Lena Dunham has opened up about grief, infertility and what it means to "make a family" in a heartfelt post on Mother's Day.
Dunham shared a photo of herself the night before she underwent her hysterectomy in 2017 at the age of 31.The actress, director and producer battled severe endometriosis for a decade, writing in an essay for Vogue that the pain had become "unbearable".
"I was putting on a brave face/sassy tongue (and a teensy blue pony to boot.) Dunham wrote on Instagram on Sunday. "My uterus wasn't gone yet- in fact, it was torturing me every chance it got- but I was already grieving."
For Dunham the grief was all consuming. And while it continues, she says it also transforms.
"When it comes to fertility grief, some make peace with a different future (or perhaps they never wanted those rascal children anyhow and societal pressure is at play in their response to losing their fertility), she writes. "For others, like myself, who always wanted to be mums, it can take time to realise how many ways there are to make a family- and one of these "non-traditional" methods is probably perfect for me."
The 33-year-old actress added that while Mother's Day is a beautiful and necessary celebration of what mothers give, it can also summon a "tidal wave of grief" for those who've lost their own mother figure, or their ability to be a mother.
"So for those who aren't necessarily welcoming Mother's Day, I see you, I love you and wherever you are today- resentful, lonely, nostalgic, resigned or maybe even joyful- you are already #wellenough."
In her Vogue essay, penned after her operation, Dunham shared what happened in the aftermath of her surgery. "I wake up surrounded by family and doctors eager to tell me I was right," she explains.
"My uterus is worse than anyone could have imagined. It's the Chinatown Chanel purse of nightmares, full of both subtle and glaring flaws. In addition to endometrial disease, an odd humplike protrusion, and a septum running down the middle, I have had retrograde bleeding, a.k.a. my period running in reverse, so that my stomach is full of blood."

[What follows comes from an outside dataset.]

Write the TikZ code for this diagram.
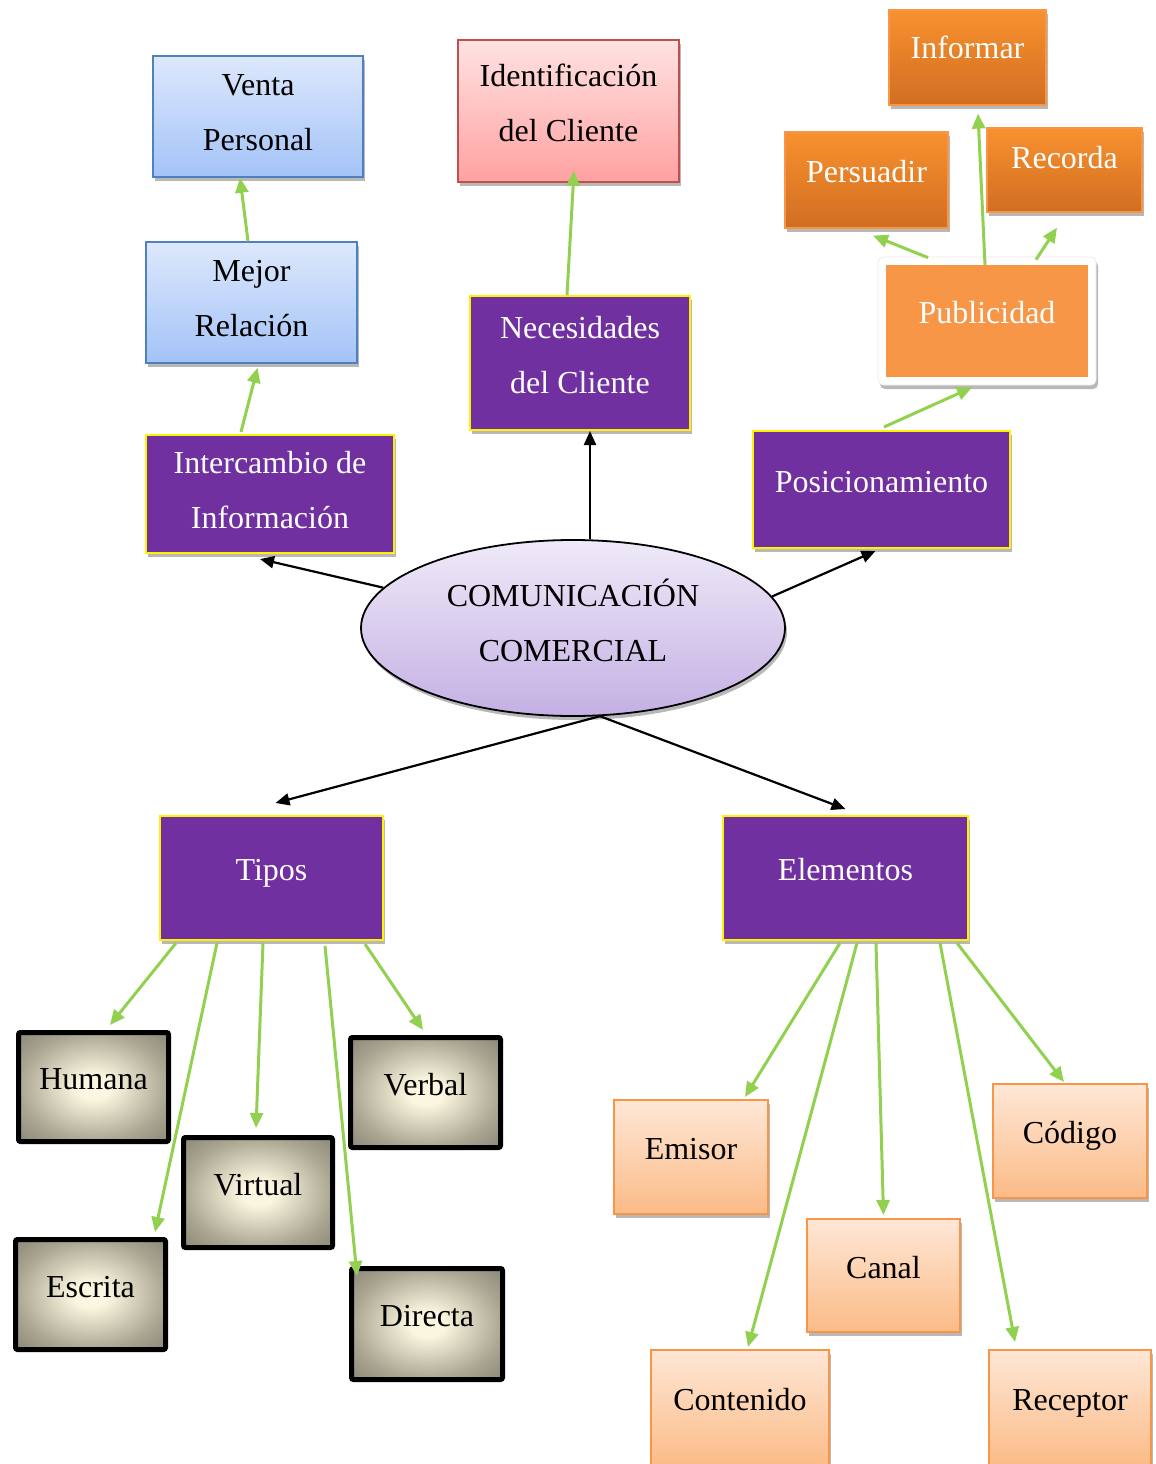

ACTRESS: Girls star Lena Dunham. Photo: Jason LaVeris
Dunham also reflected on the choices she now has in front of her after so many years of feeling "choiceless."
"Soon I'll start exploring whether my ovaries, which remain someplace inside me in that vast cavern of organs and scar tissue, have eggs." she wrote. "Adoption is a thrilling truth I'll pursue with all my might. But I wanted that stomach. I wanted to know what nine months of complete togetherness could feel like. I was meant for the job, but I didn't pass the interview.
"And that's OK. It really is. I might not believe it now, but I will soon enough. And all that will be left is my story and my scars, which are already faded enough that they're hard to find."